In my natural state, graciousness is not my calling. I am loud and brash and too often I speak in the native tongue of my ancestors....negativity and sarcasm. But, life experience and more than a few loving mentors have shown me that negativity and sarcasm are best served in miniscule amounts...and then only when they are dressed in humor and a heartfelt intention to be truly helpful. To say that I like being at the center of things is a gross understatement. I feast on the organization and construction of events, ensembles, dwellings and relationships. All of which is useful to the fact that I am currently moving my household, fighting for the funding of my profession, shepherding two boys through spring-sports and helping to plan a major fundraiser for a most deserving agency! The trick is not making those around me, especially my children, pay the price for my obsessive need to control all aspects of my world....I mean, my desire to be where the action happens.

Another Person Who Knows Me Pretty Well once very sweetly described me like sunshine...drawing people out of themselves and bringing them together in the open where they can celebrate and enjoy their lives. Of course, the sun is also a gaseous ball of fire that will burn the skin off your bones if you don't occasionally take shelter and slather on protective lotions. So I guess the analogy works regardless of the viewpoint! Certainly, I am not afraid to be open...or outspoken...or wrong. What I am afraid to do is stagnate and stop growing. Or to have those I love and the things I care about be anything less than they were intended to be. Of course, that often means that what I need to do most is stop and listen and trust that they know for themselves what they need to be. Often, I need to assist rather than direct.

Thus far, all I need to know in life, I learned from experience, and so I try to tune into the music beneath the chaos and dance through my days. Moving between the dark and the light, between the bitter and the sweet, between the taking it all for granted and knowing better than to take any bit of it for granted. I dance loudly and brashly and without rhythm a lot of the time, but I don't quit moving and I keep on trying. Trying so hard. Somedays trying too hard. So if you should happen to see me traveling life's by-ways, or at the center of a whirlwind, it is likely that I will be wearing this sign:

                                                      Caution Fellow Travelers:  
I am trying to learn to step more gently and with greater Acceptance....
and it is an awkward, human process.

The Monkey Went A-Courtin'

Phase I of the Season of Transformation has been completed and the Monkey has wedded the Ballerina. For those of you who may think that sentence was written in Gaelic, or that I have been hitting a crack pipe, let me re-phrase......Along with all of the other important changes happening in the next few weeks, Tom and Angie's wedding has been accomplished.
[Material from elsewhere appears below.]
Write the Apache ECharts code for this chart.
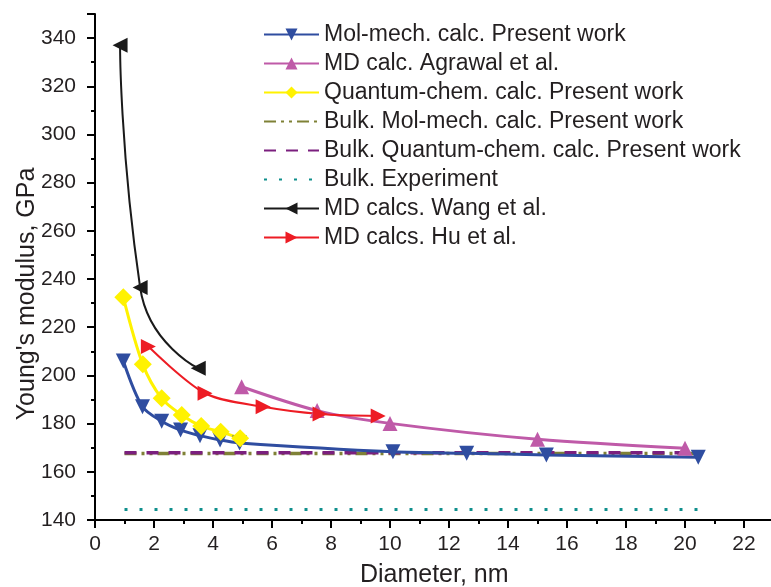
<!DOCTYPE html>
<html>
<head>
<meta charset="utf-8">
<script src="https://cdn.jsdelivr.net/npm/echarts@6/dist/echarts.min.js"></script>
<style>
  html, body { margin: 0; padding: 0; background: #fff; }
  #chart { width: 771px; height: 587px; }
</style>
</head>
<body>
<div id="chart"></div>
<script>
// Diameter (nm) and Young's modulus (GPa)
const molMechD = [0.96, 1.61, 2.26, 2.9, 3.56, 4.24, 4.9, 10.1, 12.6, 15.3, 20.45];
const molMechE = [206, 187, 181, 177.3, 175, 173.2, 172, 168.3, 167.7, 167, 166];
const agrawalD = [4.97, 7.53, 10, 15, 20];
const agrawalE = [195.3, 185.4, 180.1, 173.5, 169.8];
const quantumD = [0.96, 1.62, 2.26, 2.94, 3.6, 4.26, 4.92];
const quantumE = [232.4, 204.6, 190.5, 183.6, 179, 176.6, 173.9];
const wangD = [0.85, 1.53, 3.5];
const wangE = [337, 236.5, 203];
const huD = [1.81, 3.73, 5.7, 7.63, 9.6];
const huE = [212, 192.6, 187, 184, 183.2];
const bulkRange = [1, 20.6];
const bulkMolMech = 167.6;
const bulkQuantum = 167.9;
const bulkExperiment = 144.4;

const pairs = (xs, ys) => xs.map((x, i) => [x, ys[i]]);
const flat = v => bulkRange.map(x => [x, v]);

const font = 'Liberation Sans, Arial, sans-serif';
const textColor = '#231f20';
const noMarker = { color: 'transparent', borderWidth: 0 };

const chart = echarts.init(document.getElementById('chart'), null, { renderer: 'canvas' });

const option = {
  animation: false,
  backgroundColor: '#fff',
  grid: { left: 95, top: 14, width: 678.5, height: 506, outerBoundsMode: 'none' },
  legend: {
    orient: 'vertical',
    left: 258,
    top: 18,
    itemWidth: 55,
    itemHeight: 15,
    itemGap: 6,
    textStyle: { fontFamily: font, fontSize: 23, lineHeight: 23, color: textColor },
    data: [
      { name: 'Mol-mech. calc. Present work' },
      { name: 'MD calc. Agrawal et al.' },
      { name: 'Quantum-chem. calc. Present work' },
      { name: 'Bulk. Mol-mech. calc. Present work', itemStyle: noMarker },
      { name: 'Bulk. Quantum-chem. calc. Present work', itemStyle: noMarker },
      { name: 'Bulk. Experiment', itemStyle: noMarker },
      { name: 'MD calcs. Wang et al.' },
      { name: 'MD calcs. Hu et al.' }
    ]
  },
  xAxis: {
    type: 'value',
    min: 0,
    max: 23,
    interval: 2,
    name: 'Diameter, nm',
    nameLocation: 'middle',
    nameGap: 43,
    nameMoveOverlap: false,
    nameTextStyle: { fontFamily: font, fontSize: 25, color: textColor },
    axisLine: { lineStyle: { color: '#000', width: 2 } },
    axisTick: { length: 8, lineStyle: { color: '#000', width: 2 } },
    minorTick: { show: true, splitNumber: 2, length: 4, lineStyle: { color: '#000', width: 2 } },
    axisLabel: { showMaxLabel: false, margin: 14, fontFamily: font, fontSize: 21, color: textColor },
    splitLine: { show: false }
  },
  yAxis: {
    type: 'value',
    min: 140,
    max: 350,
    interval: 20,
    name: "Young's modulus, GPa",
    nameLocation: 'middle',
    nameGap: 55,
    nameMoveOverlap: false,
    nameTextStyle: { fontFamily: font, fontSize: 25, color: textColor, padding: [0, 54, 0, 0] },
    axisLine: { lineStyle: { color: '#000', width: 2 } },
    axisTick: { length: 8, lineStyle: { color: '#000', width: 2 } },
    minorTick: { show: true, splitNumber: 2, length: 4, lineStyle: { color: '#000', width: 2 } },
    axisLabel: { showMaxLabel: false, margin: 19, fontFamily: font, fontSize: 21, color: textColor },
    splitLine: { show: false }
  },
  series: [
    {
      name: 'Bulk. Mol-mech. calc. Present work',
      type: 'line',
      symbol: 'none',
      data: flat(bulkMolMech),
      lineStyle: { color: '#7f8136', width: 3.5, type: [12, 5, 3, 5, 3, 5] },
      itemStyle: { color: '#7f8136' }
    },
    {
      name: 'Bulk. Quantum-chem. calc. Present work',
      type: 'line',
      symbol: 'none',
      data: flat(bulkQuantum),
      lineStyle: { color: '#7b1f7e', width: 3.5, type: [12, 10] },
      itemStyle: { color: '#7b1f7e' }
    },
    {
      name: 'Bulk. Experiment',
      type: 'line',
      symbol: 'none',
      data: flat(bulkExperiment),
      lineStyle: { color: '#0f8f8c', width: 3, type: [3, 12] },
      itemStyle: { color: '#0f8f8c' }
    },
    {
      name: 'MD calc. Agrawal et al.',
      type: 'line',
      smooth: 0.3,
      symbol: 'triangle',
      symbolSize: 15,
      data: pairs(agrawalD, agrawalE),
      lineStyle: { color: '#bf5aa8', width: 3 },
      itemStyle: { color: '#bf5aa8' }
    },
    {
      name: 'Mol-mech. calc. Present work',
      type: 'line',
      smooth: 0.3,
      symbol: 'triangle',
      symbolRotate: 180,
      symbolSize: 15,
      data: pairs(molMechD, molMechE),
      lineStyle: { color: '#2f4da0', width: 3 },
      itemStyle: { color: '#2f4da0' }
    },
    {
      name: 'Quantum-chem. calc. Present work',
      type: 'line',
      smooth: 0.3,
      symbol: 'diamond',
      symbolSize: 18,
      data: pairs(quantumD, quantumE),
      lineStyle: { color: '#fff200', width: 3 },
      itemStyle: { color: '#fff200' }
    },
    {
      name: 'MD calcs. Wang et al.',
      type: 'line',
      smooth: 0.6,
      symbol: 'triangle',
      symbolRotate: 90,
      symbolSize: 15,
      data: pairs(wangD, wangE),
      lineStyle: { color: '#1a1a1a', width: 2 },
      itemStyle: { color: '#1a1a1a' }
    },
    {
      name: 'MD calcs. Hu et al.',
      type: 'line',
      smooth: 0.3,
      symbol: 'triangle',
      symbolRotate: -90,
      symbolSize: 15,
      data: pairs(huD, huE),
      lineStyle: { color: '#ed1c24', width: 2 },
      itemStyle: { color: '#ed1c24' }
    }
  ]
};

chart.setOption(option);
</script>
</body>
</html>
Like most of the big events in life, this wedding had all the trappings of a cliche. A greying bearded bagpiper named J.V. (who actually held his fingers in a "V" when he introduced himself). Grown men in varying types of plaid skirts ordered off the Internet. A family tartan originally to be woven by hand in Scotland that ultimately had to be shipped UPS from a supplier in Charlotte. We had sweeping updos and kids in tuxedos and a picture frame with no picture where the guests could write messages by the front door. And yet, when Highland Cathedral began to ring through the rafters and the nine year-old she had longed for so many years waited at the foot of the staircase, every person present sat transfixed. Her beloved and his kilted/sashed children stood waiting beneath the Grant family crest that was draped with the fabric of their ancestors. And just as it does every moment of every day for someone somewhere, Love transformed Life.
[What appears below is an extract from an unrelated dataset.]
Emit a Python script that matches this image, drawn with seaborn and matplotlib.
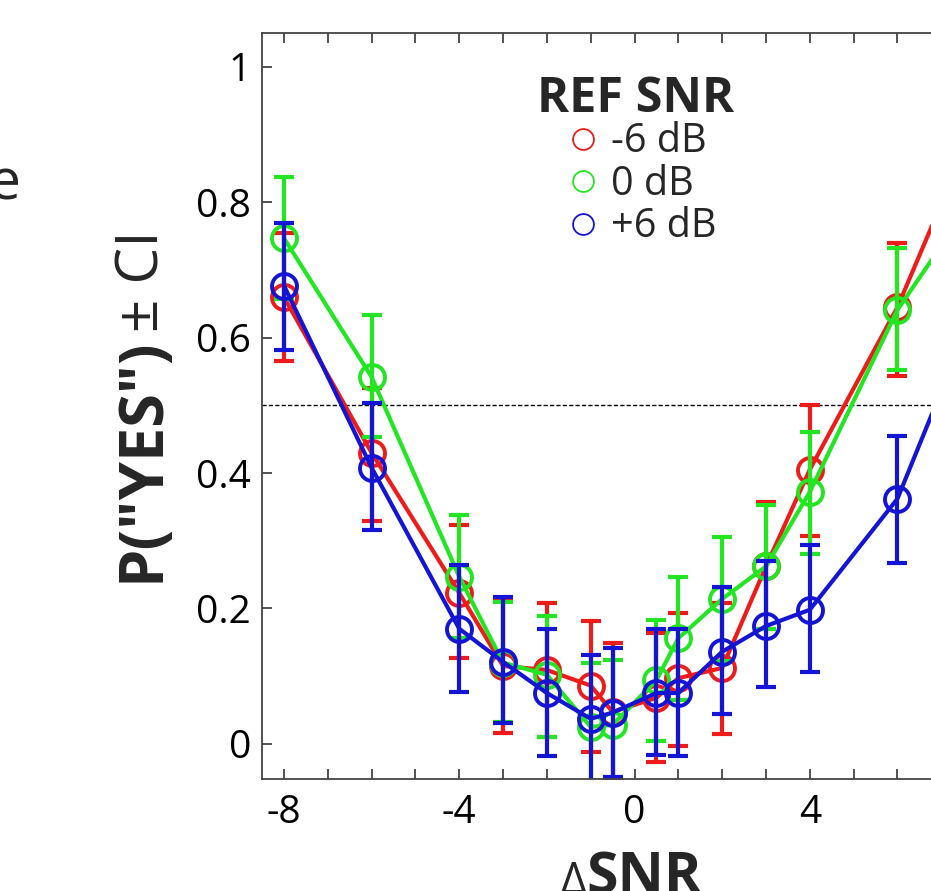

I remember talking to her after their first date and thinking how "alive" she sounded. A ride on his motorcycle, dinner, time at his apartment sharing the stories of how their lives had arrived at this point in time. I remember that he had asked her out when she was wondering if Love would ever find her again....and how exactly that might happen to an overworked, divorced single Mom in scenic Mayodan, NC. Laughing, I remember re-assuring her that if I could find a Love eighteen years my senior, living three states away while living that same life in scenic Madison, NC, then it truly could, happen to anyone. I remember how nervous we both were when not two years later, he sank to his knee in New Orleans and asked her to promise him "forever", one more time.
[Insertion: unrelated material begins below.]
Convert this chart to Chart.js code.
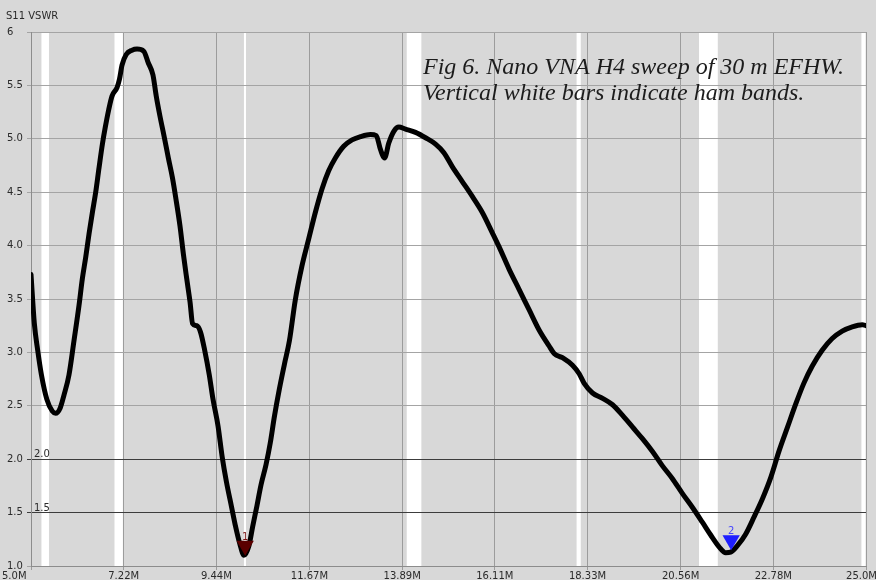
<!DOCTYPE html>
<html>
<head>
<meta charset="utf-8">
<script src="https://cdn.jsdelivr.net/npm/chart.js@4.4.1/dist/chart.umd.min.js"></script>
<style>
  html, body { margin: 0; padding: 0; background: #d8d8d8; }
  #wrap { width: 876px; height: 580px; }
</style>
</head>
<body>
<div id="wrap"><canvas id="chart" width="876" height="580"></canvas></div>
<script>
// S11 sweep: frequency in MHz, VSWR
const freqs = [
  5.00, 5.08, 5.16, 5.25, 5.38, 5.51, 5.59, 5.70, 5.79, 5.91,
  6.03, 6.15, 6.23, 6.31, 6.39, 6.47, 6.55, 6.63, 6.71, 6.78,
  6.86, 6.94, 7.06, 7.12, 7.18, 7.28, 7.42, 7.54, 7.70, 7.81,
  7.92, 8.00, 8.09, 8.19, 8.29, 8.39, 8.47, 8.57, 8.65, 8.73,
  8.81, 8.87, 8.97, 9.06, 9.16, 9.27, 9.36, 9.48, 9.58, 9.68,
  9.80, 9.90, 10.00, 10.10, 10.22, 10.31, 10.41, 10.51, 10.63, 10.73,
  10.83, 10.95, 11.07, 11.19, 11.33, 11.49, 11.65, 11.81, 11.97, 12.13,
  12.29, 12.49, 12.69, 12.89, 13.13, 13.27, 13.37, 13.47, 13.57, 13.69,
  13.81, 13.97, 14.21, 14.45, 14.69, 14.89, 15.09, 15.33, 15.57, 15.81,
  16.05, 16.21, 16.45, 16.69, 16.93, 17.17, 17.41, 17.53, 17.73, 17.97,
  18.13, 18.25, 18.45, 18.69, 18.93, 19.17, 19.41, 19.65, 19.89, 20.12,
  20.36, 20.60, 20.84, 21.08, 21.28, 21.48, 21.64, 21.76, 21.92, 22.12,
  22.32, 22.52, 22.72, 22.92, 23.12, 23.32, 23.51, 23.71, 23.95, 24.19,
  24.43, 24.67, 24.91, 25.00
];
const vswr = [
  3.73, 3.27, 3.02, 2.79, 2.56, 2.45, 2.43, 2.48, 2.60, 2.79,
  3.11, 3.44, 3.69, 3.89, 4.11, 4.31, 4.50, 4.73, 4.95, 5.11,
  5.27, 5.40, 5.48, 5.56, 5.69, 5.79, 5.83, 5.84, 5.82, 5.71,
  5.60, 5.40, 5.21, 5.02, 4.82, 4.63, 4.44, 4.18, 3.92, 3.69,
  3.47, 3.27, 3.25, 3.19, 3.02, 2.79, 2.56, 2.31, 2.02, 1.79,
  1.56, 1.37, 1.21, 1.10, 1.19, 1.37, 1.56, 1.76, 1.95, 2.15,
  2.40, 2.66, 2.89, 3.11, 3.49, 3.81, 4.06, 4.31, 4.53, 4.70,
  4.82, 4.93, 4.99, 5.02, 5.04, 5.03, 4.90, 4.82, 4.96, 5.07,
  5.11, 5.09, 5.06, 5.01, 4.95, 4.87, 4.74, 4.60, 4.46, 4.31,
  4.12, 3.99, 3.78, 3.59, 3.40, 3.21, 3.06, 2.99, 2.95, 2.88,
  2.80, 2.71, 2.62, 2.57, 2.51, 2.41, 2.30, 2.19, 2.07, 1.94,
  1.82, 1.68, 1.55, 1.41, 1.29, 1.18, 1.125, 1.13, 1.19, 1.30,
  1.46, 1.63, 1.83, 2.08, 2.30, 2.52, 2.71, 2.87, 3.02, 3.13,
  3.20, 3.24, 3.26, 3.25
];

const xTickValues = [5.0, 7.22, 9.44, 11.67, 13.89, 16.11, 18.33, 20.56, 22.78, 25.0];
const xTickLabels = ['5.0M', '7.22M', '9.44M', '11.67M', '13.89M', '16.11M', '18.33M', '20.56M', '22.78M', '25.0M'];
const yTickValues = [1, 1.5, 2, 2.5, 3, 3.5, 4, 4.5, 5, 5.5, 6];
const yTickLabels = ['1.0', '1.5', '2.0', '2.5', '3.0', '3.5', '4.0', '4.5', '5.0', '5.5', '6'];

// ham bands (white bars), MHz
const bandStart = [5.25, 7.0, 10.1, 14.0, 18.068, 21.0, 24.89];
const bandEnd = [5.43, 7.2, 10.15, 14.35, 18.168, 21.45, 24.99];

const refLines = [2.0, 1.5];
const refLabels = ['2.0', '1.5'];

const markerNames = ['1', '2'];
const markerFreqs = [10.13, 21.77];
const markerVswr = [1.19, 1.24];
const markerColors = ['#5a0000', '#1e1eff'];
const markerTextColors = ['#7a1414', '#4646ff'];

const chartTitle = 'S11 VSWR';
const noteLines = ['Fig 6. Nano VNA H4 sweep of 30 m EFHW.', 'Vertical white bars indicate ham bands.'];

const labelFont = '10px "DejaVu Sans", Tahoma, sans-serif';

const backdrop = {
  id: 'backdrop',
  beforeDraw(chart) {
    const { ctx, chartArea: a, scales: { x } } = chart;
    ctx.save();
    ctx.fillStyle = '#d8d8d8';
    ctx.fillRect(0, 0, chart.width, chart.height);
    ctx.fillStyle = '#ffffff';
    bandStart.forEach((s, i) => {
      const x0 = x.getPixelForValue(s);
      const x1 = x.getPixelForValue(bandEnd[i]);
      ctx.fillRect(x0, a.top, Math.max(x1 - x0, 2), a.bottom - a.top);
    });
    ctx.restore();
  }
};

const overlay = {
  id: 'overlay',
  afterDraw(chart) {
    const { ctx, chartArea: a, scales: { x, y } } = chart;
    ctx.save();
    ctx.font = labelFont;
    ctx.fillStyle = '#2a2a2a';
    ctx.textBaseline = 'middle';
    ctx.textAlign = 'left';
    ctx.fillText(chartTitle, 6, 16);

    // x tick labels, first and last pushed inside the canvas
    ctx.textBaseline = 'alphabetic';
    xTickValues.forEach((v, i) => {
      const px = x.getPixelForValue(v);
      if (i === 0) {
        ctx.textAlign = 'left';
        ctx.fillText(xTickLabels[i], 2, 579);
      } else if (i === xTickValues.length - 1) {
        ctx.textAlign = 'right';
        ctx.fillText(xTickLabels[i], chart.width + 1, 579);
      } else {
        ctx.textAlign = 'center';
        ctx.fillText(xTickLabels[i], px, 579);
      }
    });

    // labels on the 2.0 / 1.5 reference lines
    ctx.textAlign = 'left';
    refLines.forEach((v, i) => {
      ctx.fillText(refLabels[i], a.left + 3, y.getPixelForValue(v) - 2);
    });

    // marker numbers
    ctx.textAlign = 'center';
    markerFreqs.forEach((f, i) => {
      ctx.fillStyle = markerTextColors[i];
      ctx.fillText(markerNames[i], x.getPixelForValue(f), y.getPixelForValue(markerVswr[i]) - 6);
    });

    // figure note
    ctx.font = 'italic 24px "Liberation Serif", "Times New Roman", serif';
    ctx.fillStyle = '#1c1c1c';
    ctx.textAlign = 'left';
    ctx.fillText(noteLines[0], 423, 74);
    ctx.fillText(noteLines[1], 423, 100);
    ctx.restore();
  }
};

new Chart(document.getElementById('chart'), {
  type: 'line',
  data: {
    datasets: [
      {
        data: markerFreqs.map((f, i) => ({ x: f, y: markerVswr[i] })),
        type: 'scatter',
        pointStyle: 'triangle',
        rotation: 180,
        radius: 10,
        backgroundColor: markerColors,
        borderColor: markerColors,
        borderWidth: 0,
        order: 0
      },
      {
        data: freqs.map((f, i) => ({ x: f, y: vswr[i] })),
        borderColor: '#000000',
        borderWidth: 5,
        pointRadius: 0,
        cubicInterpolationMode: 'monotone',
        borderCapStyle: 'round',
        borderJoinStyle: 'round',
        order: 1
      }
    ]
  },
  options: {
    responsive: false,
    animation: false,
    events: [],
    layout: { padding: { top: 32, right: 10, left: 7, bottom: 0 } },
    plugins: { legend: { display: false }, tooltip: { enabled: false } },
    scales: {
      x: {
        type: 'linear',
        min: 5,
        max: 25,
        afterBuildTicks: (s) => { s.ticks = xTickValues.map((v) => ({ value: v })); },
        afterFit: (s) => { s.height = 14; },
        ticks: { display: false },
        grid: { color: '#9c9c9c', tickLength: 4 },
        border: { color: '#8c8c8c' }
      },
      y: {
        min: 1,
        max: 6,
        afterBuildTicks: (s) => { s.ticks = yTickValues.map((v) => ({ value: v })); },
        afterFit: (s) => { s.width = 24; },
        ticks: {
          crossAlign: 'far',
          padding: 2,
          color: '#2a2a2a',
          font: { family: '"DejaVu Sans", Tahoma, sans-serif', size: 10 },
          callback: (v) => yTickLabels[yTickValues.indexOf(v)]
        },
        grid: {
          tickLength: 4,
          color: (c) => (c.tick && refLines.includes(c.tick.value) ? '#3c3c3c' : '#a4a4a4')
        },
        border: { color: '#8c8c8c' }
      }
    }
  },
  plugins: [backdrop, overlay]
});
</script>
</body>
</html>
During the past five years, their courtship and the blending of their families has been rough around the edges and more work than romance, if you look only at the details. That is true of all of our lives. But if you take a step back, and adjust your lens, you see the Hope and Joy of  five individuals who have formed a family circle large enough to include all members, past and present. You see newlyweds, moving into their first new house together; a structure large enough to encircle all five of them as they journey towards the memories waiting to be made.

He had always wanted a traditional, Scottish ceremony...he is kind of cheesy that way and the cheesi-ness is a huge part of his charm. She didn't really care, she just wanted him to be happy. Making the people she loves happy is central to everything she does. She is the zen-artist Ying and I am the charts and lists Yang....she paints the big picture in broad, beautiful strokes and I research the types and qualities of the brushes she should be using. She drives me insane because she rarely says "no", pushes herself much too hard and takes way too much crap from people...especially from me. But just when I lose myself in exasperation, there she is...  taking care of the kids so that I can battle my to-do list...texting me pictures of the shoes/hats/jewelry she is buying me at SteinMart for our next great adventure...staying up way too late helping me edit the blog I started only because she wanted us to do it together. We are literally the Best of Friends because we had both "trialed-and-errored" our way to being grown-ups before we came together; our interests were similar, our paths were parallel and our struggles were conjoined.

And so, I coordinated and graphed and employed my Wonder Twin brother to help me execute their plan. Our favored photographer captured the event on film, our preferred DJ spun tunes we were too tired to dance to and our ex-husbands sat with their families from a former life making conversation about our children and the loves of their current lives. Folks, we are not talking Hallmark Channel or Royal Wedding etiquette here. But, nonetheless, the room was filled with laughter and fellowhip and Rowdies and the kind of happy endings that can only come from unsteady beginnings. Because last night, while I watched to clock and  packed up the decorations, she smeared cake icing on his bald head and watched boys, young and not-so-young, break dance. Last night, Love transformed Life...and the Monkey married the Ballerina.